FEAD is the representative body of the private waste management and resource industry in the European Union

Chemicals are an important part of our everyday lives. They ensure that we have heat, electricity, goods, clothing and access to telecommunications, social-media, and music wherever we are. Chemicals are also a significant contributor to our economies. Many things we observe in the natural world around us are caused by chemical reactions.

But chemicals have also a hazardous and risky side and we should minimise any harmful impact from exposure to them. Proper and sound management/disposal of waste containing chemicals is mandatory and needed to protect people and the environment.

In this context the European Commission within the Green Deal is developing the Chemical Strategy and the Zero Pollution Strategy and various other actions to improve  the protection of people and the environment against hazardous chemicals and at encouraging innovation for the development of safer alternatives.

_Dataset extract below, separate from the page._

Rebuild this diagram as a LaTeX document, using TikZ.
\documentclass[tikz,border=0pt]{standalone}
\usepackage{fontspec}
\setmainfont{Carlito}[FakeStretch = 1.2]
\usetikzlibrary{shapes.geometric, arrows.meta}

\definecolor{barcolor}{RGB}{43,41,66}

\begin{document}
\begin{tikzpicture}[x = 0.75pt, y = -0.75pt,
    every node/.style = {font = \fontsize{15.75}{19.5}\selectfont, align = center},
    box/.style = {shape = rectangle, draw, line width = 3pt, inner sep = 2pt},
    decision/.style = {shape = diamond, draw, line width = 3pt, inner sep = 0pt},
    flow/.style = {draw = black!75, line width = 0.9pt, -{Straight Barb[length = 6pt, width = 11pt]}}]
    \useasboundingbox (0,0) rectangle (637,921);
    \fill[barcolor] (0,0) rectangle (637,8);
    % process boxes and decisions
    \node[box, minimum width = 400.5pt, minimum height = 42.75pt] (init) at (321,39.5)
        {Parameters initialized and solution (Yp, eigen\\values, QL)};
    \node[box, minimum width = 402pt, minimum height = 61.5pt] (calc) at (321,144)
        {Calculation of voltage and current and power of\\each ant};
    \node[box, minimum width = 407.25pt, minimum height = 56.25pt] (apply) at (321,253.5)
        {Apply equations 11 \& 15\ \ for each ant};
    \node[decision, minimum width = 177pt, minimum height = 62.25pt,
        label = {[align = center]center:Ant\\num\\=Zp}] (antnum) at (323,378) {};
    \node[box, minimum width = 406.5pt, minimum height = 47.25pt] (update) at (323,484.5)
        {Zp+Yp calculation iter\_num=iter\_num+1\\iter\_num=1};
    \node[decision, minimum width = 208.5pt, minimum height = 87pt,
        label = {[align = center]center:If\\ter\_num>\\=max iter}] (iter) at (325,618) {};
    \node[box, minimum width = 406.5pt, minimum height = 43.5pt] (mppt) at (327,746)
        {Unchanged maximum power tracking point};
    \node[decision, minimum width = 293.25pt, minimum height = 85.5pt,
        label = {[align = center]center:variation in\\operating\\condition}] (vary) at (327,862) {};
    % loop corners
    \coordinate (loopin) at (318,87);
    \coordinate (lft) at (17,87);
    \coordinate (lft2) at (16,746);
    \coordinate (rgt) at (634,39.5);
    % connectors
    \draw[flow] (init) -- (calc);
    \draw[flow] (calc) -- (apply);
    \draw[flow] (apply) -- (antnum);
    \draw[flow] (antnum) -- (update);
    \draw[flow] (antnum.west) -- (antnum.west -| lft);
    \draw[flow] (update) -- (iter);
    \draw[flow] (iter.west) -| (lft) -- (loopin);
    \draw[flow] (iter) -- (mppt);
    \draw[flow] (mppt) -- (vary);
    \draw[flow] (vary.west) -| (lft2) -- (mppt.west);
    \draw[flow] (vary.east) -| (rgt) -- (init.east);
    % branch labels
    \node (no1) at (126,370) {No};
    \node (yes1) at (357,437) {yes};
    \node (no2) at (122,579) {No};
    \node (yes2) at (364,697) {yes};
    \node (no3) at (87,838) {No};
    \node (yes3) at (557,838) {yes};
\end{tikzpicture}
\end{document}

From a waste management perspective, in order to improve the circular economy which requires more and more ambitious targets in terms of quantity and quality, we would like to stress the following needs related to Chemicals and waste:

FEAD Key messages:

  • More information

When treating waste, the operators may face a lack of information about the composition of the waste received. This is particularly critical for hazardous waste. Such information is essential for several reasons: compliance with the acceptance criteria in the facilities and, where applicable, the compliance with legislative requirements such as POP Regulation or Seveso requirements on site, verification of the chemical compatibility to prevent any risk of accident and protection of employees in terms of health and safety.

  • Need for guidance

Together with the need for more information we call for the creation of a realistic set of guidelines on what could be found in different waste streams and how to treat them in a safe and environmentally responsible way

  • Decrease of the use of Substances of Very High Concern

This topic is fundamental and in order to improve the quality of recyclates as well as the safety of the workers and the environment we should, as much as possible, get rid of substances of very high concern in the products. If substitutes are unavoidable we then claim for more information on products and on how to remove and treat those substances in a safe and environmentally sound manner.

  • Mandatory eco-design

We call for a true dismantlability and recyclability of products through mandatory standards for designing products, reducing or phasing out substances of very high concern. A robust eco-design policy will be also a key tool for the prevention of the generation of waste.

  • Enforcement and implementation of EU legislation

While ambitious targets push for more recycling in terms of quantity, a qualitative approach is also needed, as recyclers are investing in downstream parts of the value chain. This investment will only be made possible by the proper implementation and enforcement of the existing international and European legislation (REACH, RoHS, POPs) at all stages and by all actors, with a specific attention to imported goods.

  • Legacy substances

Because legacy substances are a barrier to recycling we call for a specific decision-making methodology to support decisions on the recyclability of waste containing substances of concern.

In order to improve the protection of human health and the environment from the risks that can be posed by chemicals, the Commission needs to strike the right balance between recycling/recovery policy as proposed by the new Circular Economy Action Plan and the aims of chemicals/products legislation.